On top of that, the Giants didn’t trade away top prospect Christian Arroyo, who plays third base and shortstop. Between Nunez, Arroyo and Brandon Crawford, the left side of the infield is covered, thus making 19-year-old shortstop Lucius Fox also expendable, and thus the was also sent to Tampa. (The Giants also included Single-A pitcher Michael Santos in the deal.)
If Moore bombs, then yeah, it will prove to be a bad trade. But he is an excellent talent whose numbers will immediately improve moving from the American League East to the NL West. Longer term, he should continue to improve as more time passes from his Tommy John surgery.
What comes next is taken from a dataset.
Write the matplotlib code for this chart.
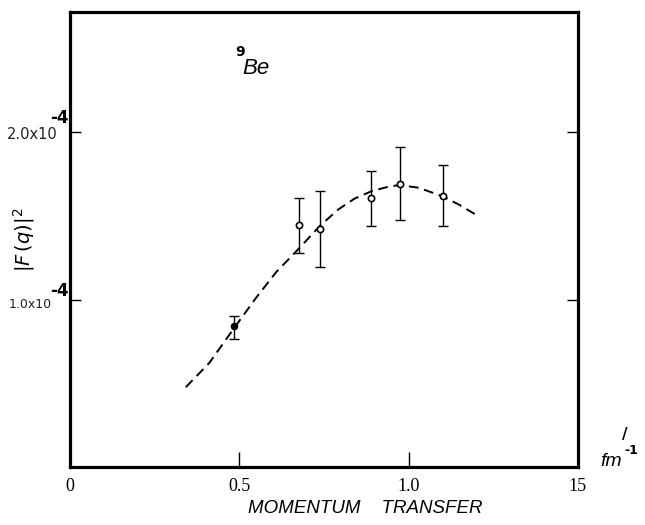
import numpy as np
import matplotlib
matplotlib.use("Agg")
import matplotlib.pyplot as plt

# |F(q)|^2 in units of 1e-4, momentum transfer in fm^-1
q_data = [0.485, 0.676, 0.737, 0.889, 0.975, 1.102]
f2_data = [0.84, 1.445, 1.425, 1.609, 1.689, 1.619]
f2_lo = [0.765, 1.28, 1.193, 1.439, 1.479, 1.439]
f2_hi = [0.904, 1.605, 1.649, 1.768, 1.913, 1.804]

q_curve = [0.342, 0.411, 0.485, 0.549, 0.609, 0.678, 0.737, 0.792, 0.841,
           0.891, 0.945, 0.975, 1.03, 1.099, 1.148, 1.198]
f2_curve = [0.477, 0.621, 0.831, 1.01, 1.165, 1.31, 1.439, 1.539, 1.605,
            1.649, 1.678, 1.685, 1.669, 1.619, 1.569, 1.509]

xticks = [0, 0.5, 1.0, 1.5]
xtick_labels = ["0", "0.5", "1.0", "15"]
yticks = [1.0, 2.0]
ytick_labels = ["1.0x10", "2.0x10"]

fig = plt.figure(figsize=(6.45, 5.25), dpi=100)
ax = fig.add_axes([0.1085, 0.1105, 0.7875, 0.8667])

ax.plot(q_curve, f2_curve, color="black", lw=1.4, ls=(0, (5, 3)))

y = np.array(f2_data)
yerr = [y - np.array(f2_lo), np.array(f2_hi) - y]
ax.errorbar(q_data, f2_data, yerr=yerr, fmt="none", ecolor="black",
            elinewidth=1.0, capsize=3.5, capthick=1.0)
ax.plot(q_data[1:], f2_data[1:], "o", ms=4.5, mfc="white", mec="black", mew=1.2)
ax.plot(q_data[:1], f2_data[:1], "o", ms=4.5, mfc="black", mec="black")

ax.set_xlim(0, 1.5)
ax.set_ylim(0, 2.72)
for s in ax.spines.values():
    s.set_linewidth(2.3)

ax.set_xticks(xticks)
ax.set_xticklabels(xtick_labels, family="Liberation Serif", fontsize=13)
ax.set_yticks(yticks)
ax.set_yticklabels([])
ax.tick_params(axis="x", direction="in", length=11, width=1.0, pad=8)
ax.tick_params(axis="y", direction="in", length=8, width=1.0, right=True)

# tick labels drawn by hand: mantissa text plus a bold exponent
lab_style = [  # (right edge, y shift, size, exponent shift)
    (-0.035, -0.03, 9, 0.05),
    (-0.024, -0.01, 10.5, 0.085),
]
for yv, lab, (xr, dy, fs, ey) in zip(yticks, ytick_labels, lab_style):
    ax.text(xr, yv + dy, lab, transform=ax.get_yaxis_transform(),
            ha="right", va="center", fontsize=fs, family="DejaVu Sans",
            color="#222222")
    ax.text(-0.003, yv + ey, "-4", transform=ax.get_yaxis_transform(),
            ha="right", va="center", fontsize=12, fontweight="bold")

ax.set_ylabel(r"$|F\,(q)|^2$", fontsize=14)
ax.yaxis.set_label_coords(-0.065, 0.5)

ax.text(0.325, 0.912, "9", transform=ax.transAxes, fontsize=10,
        fontweight="bold", ha="left", va="center")
ax.text(0.3386, 0.875, "Be", transform=ax.transAxes, fontsize=16,
        style="italic", family="Liberation Sans", ha="left", va="center")

fig.text(0.566, 0.032, "MOMENTUM    TRANSFER", fontsize=13.5, style="italic",
         family="Liberation Sans", ha="center", va="center")
fig.text(0.93, 0.12, "fm", fontsize=14, style="italic",
         family="Liberation Sans", ha="left", va="center")
fig.text(0.968, 0.142, "-1", fontsize=9, fontweight="bold", ha="left", va="center")
fig.text(0.965, 0.172, "/", fontsize=11, fontweight="bold", ha="left", va="center")

fig.savefig("out.png", dpi=100)
plt.close(fig)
There’s reason to question, though, whether he will round into a playoff-caliber starter by the end of the regular season.
The price for Smith is a little harder to stomach. Losing Susac isn’t a big deal; he was the third catcher in the organization, his skill level is easily replaceable, and the Giants still have longtime Major Leaguer Miguel Olivo catching in Triple-A. But giving up Phil Bickford hurts. It’s not that prospects are so sacrosanct that they can’t be traded. It’s just that he is a highly regarded starting pitcher who was swapped for a relief pitcher.
Then again: the game has moved toward emphasizing relief pitching, the Giants needed a relief pitcher, and Smith is a good one. His 2016 ERA is thus far a good-not-great 3.68, which is nearly a run higher than his ERA last year. And his average of a strikeout per inning is down from last year’s 1.5 K’s per inning. So the Giants have to be banking on Smith getting into a rhythm and maybe getting a boost from playing in games that matter. Otherwise, they merely added a decent lefty to bullpen.
Now that the Giants have these two new pitchers, where do they fit in? Smith could easily move right into the closer’s role. Or maybe Manager Bruce Bochy sticks with Santiago Casilla in that role for now, but will be prepared to make a switch if Casilla continue to blow saves. Moore is a starter, so it’s likely he will bump either Jake Peavy or Matt Cain from the rotation. Both have been inconsistent, with Cain’s woes probably more due to his struggles with hamstring issues.
It would have been nice to see the Giants add a power bat, such as Ryan Braun (who is still with Milwaukee) or Jay Bruce (who went to the Mets), before the trade deadline, but the Giants are definitely better now with Nunez, Smith and Moore. It’s difficult, though, to say whether it was enough to keep them competitive for a World Series run.
Of course, Monday marked just one trade deadline. There’s still the waiver trades that can go down over the next month. So maybe the Giants are done tinkering with their roster.